Most of those who choose to believe the Angel's account of its origin believe that the Angel is a Stygian entity somehow drawn through the Abyss and trapped in the Fallen World. There, it would have eventually died had it not met the Mason, who built the Mason's Angel, where it could safely hide.
The Angel's ability and function is to consume ghosts and souls: it can trivially absorb the soul of a dying human. However, souls inside a living being or magical containment are safe from the Angel. To absorb a ghost, the Angel must drain its essence and destroy it.
The Angel alternates between the personalities it has absorbed, each with its own interests and desires, but all speaking for the Angel's central alien intellect. In the course of one conversation, it might switch between a laughing little boy who asks for candy, a weeping woman who complains of how lonely she is, and an angry man who only speaks Middle English. When faced with something that one of the souls within cares strongly about, however, that voice speaks clearly and seems to be in control of the entity.
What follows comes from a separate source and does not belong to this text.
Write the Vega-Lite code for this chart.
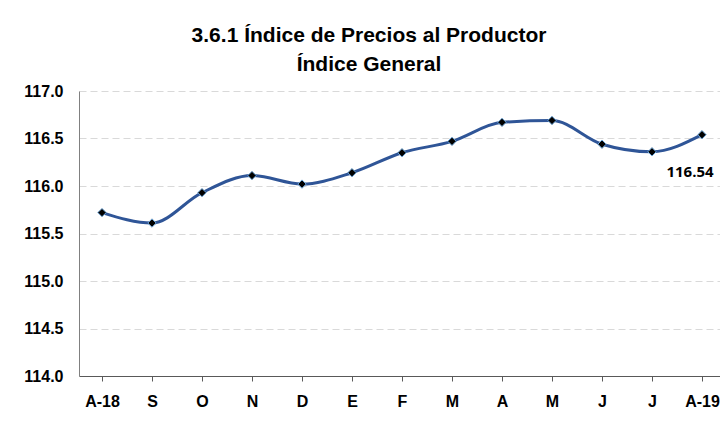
{
  "$schema": "https://vega.github.io/schema/vega-lite/v6.json",
  "autosize": {"type": "none"},
  "width": 646,
  "height": 285,
  "padding": {"left": 79, "top": 91, "right": 0, "bottom": 47},
  "background": "white",
  "title": {
    "text": ["3.6.1 Índice de Precios al Productor", "Índice General"],
    "font": "Liberation Sans",
    "fontSize": 21,
    "fontWeight": "bold",
    "color": "#000000",
    "anchor": "middle",
    "dx": -33,
    "offset": 8,
    "lineHeight": 29
  },
  "data": {
    "values": [
      {"mes": "A-18", "valor": 115.72},
      {"mes": "S", "valor": 115.61},
      {"mes": "O", "valor": 115.93},
      {"mes": "N", "valor": 116.11},
      {"mes": "D", "valor": 116.02},
      {"mes": "E", "valor": 116.14},
      {"mes": "F", "valor": 116.35},
      {"mes": "M1", "valor": 116.47},
      {"mes": "A", "valor": 116.67},
      {"mes": "M2", "valor": 116.69},
      {"mes": "J1", "valor": 116.44},
      {"mes": "J2", "valor": 116.36},
      {"mes": "A-19", "valor": 116.54}
    ]
  },
  "encoding": {
    "x": {
      "field": "mes",
      "type": "ordinal",
      "sort": null,
      "scale": {"type": "point", "padding": 0.46},
      "axis": {
        "title": null,
        "labelAngle": 0,
        "labelExpr": "length(datum.label) == 2 ? substring(datum.label, 0, 1) : datum.label",
        "labelFont": "Liberation Sans",
        "labelFontSize": 16,
        "labelFontWeight": "bold",
        "labelColor": "#000000",
        "labelPadding": 12,
        "domainColor": "#595959",
        "domainWidth": 1,
        "tickColor": "#595959",
        "tickSize": 5,
        "grid": false
      }
    },
    "y": {
      "field": "valor",
      "type": "quantitative",
      "scale": {"domain": [114, 117], "zero": false, "nice": false},
      "axis": {
        "title": null,
        "values": [114, 114.5, 115, 115.5, 116, 116.5, 117],
        "format": ".1f",
        "labelFont": "Liberation Sans",
        "labelFontSize": 16,
        "labelFontWeight": "bold",
        "labelColor": "#000000",
        "labelPadding": 16,
        "ticks": false,
        "domainColor": "#808080",
        "domainWidth": 1,
        "grid": true,
        "gridColor": "#d9d9d9",
        "gridDash": [7, 4],
        "gridWidth": 1
      }
    }
  },
  "layer": [
    {
      "mark": {"type": "line", "interpolate": "monotone", "color": "#2f5597", "strokeWidth": 3}
    },
    {
      "mark": {"type": "point", "shape": "diamond", "filled": true, "size": 70, "fill": "#000000", "stroke": "#6fa8dc", "strokeWidth": 1, "opacity": 1}
    },
    {
      "transform": [{"filter": "datum.mes == 'A-19'"}],
      "mark": {"type": "text", "dx": -12, "dy": 37, "font": "Open Sans", "fontSize": 15, "fontWeight": "bold", "color": "#000000", "align": "center", "baseline": "middle"},
      "encoding": {"text": {"field": "valor", "type": "quantitative", "format": ".2f"}}
    }
  ],
  "config": {"view": {"stroke": null}}
}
Encoded in the Atlantean runes on the statue's face is a mudra that, if performed properly (with a roll of Gnosis +2), forces the Angel to appear for a scene, but the Angel is under no obligation to be helpful. A clever mage might appeal to its individual facets or try to convince the Angel that he is working to help it return home. The character needs to make a successful social roll, the exact attributes and abilities depending on his tactics, to convince the Angel to cooperate. If a mage knows the name of a particular ghost or soul that is within the Angel, he can ask the Angel questions about what that soul knew. The Angel might employ its other powers on behalf of a mage who it or one of its facets particularly likes, such as removing troublesome spirits, intimidating ghosts, or using its influence over souls to aid in magical research.
Once the Angel has been called forth and convinced to be cooperative, a mage can also tap the Angel's vast experience and the knowledge of the many souls it has absorbed over the ages. This operates as Dream *, except that the mage rolls Composure + Empathy to coax answers out of the Angel and sort through the rush of cryptic information he will receive, rather than Wits + Composure.
Although it is not a spirit in the strictest sense of the term, the Angel is best treated as one for game purposes.
Attributes: Power 4, Finesse 5, Resistance 3
Essence: 15 (max 15)
Speed: 19 (species factor 10)
Influences: Souls 3
Numina: Absorb Soul (see above), Materialize
Death in Life: Despite being a spirit in some senses, the Angel is affected by Death, not Spirit, as though it were a ghost or a human soul. Like all living things it cannot be permanently altered by magic.
Unearthly Being: Outside its statue, the Angel can only gain essence by absorbing souls and ghosts (one point of essence per soul or ghost). Inside the statue it gains one point of essence per day. For every month that it exists outside the statue the Angel loses one attribute point at random. Inside its statue, the Angel regains lost attribute points at the same rate.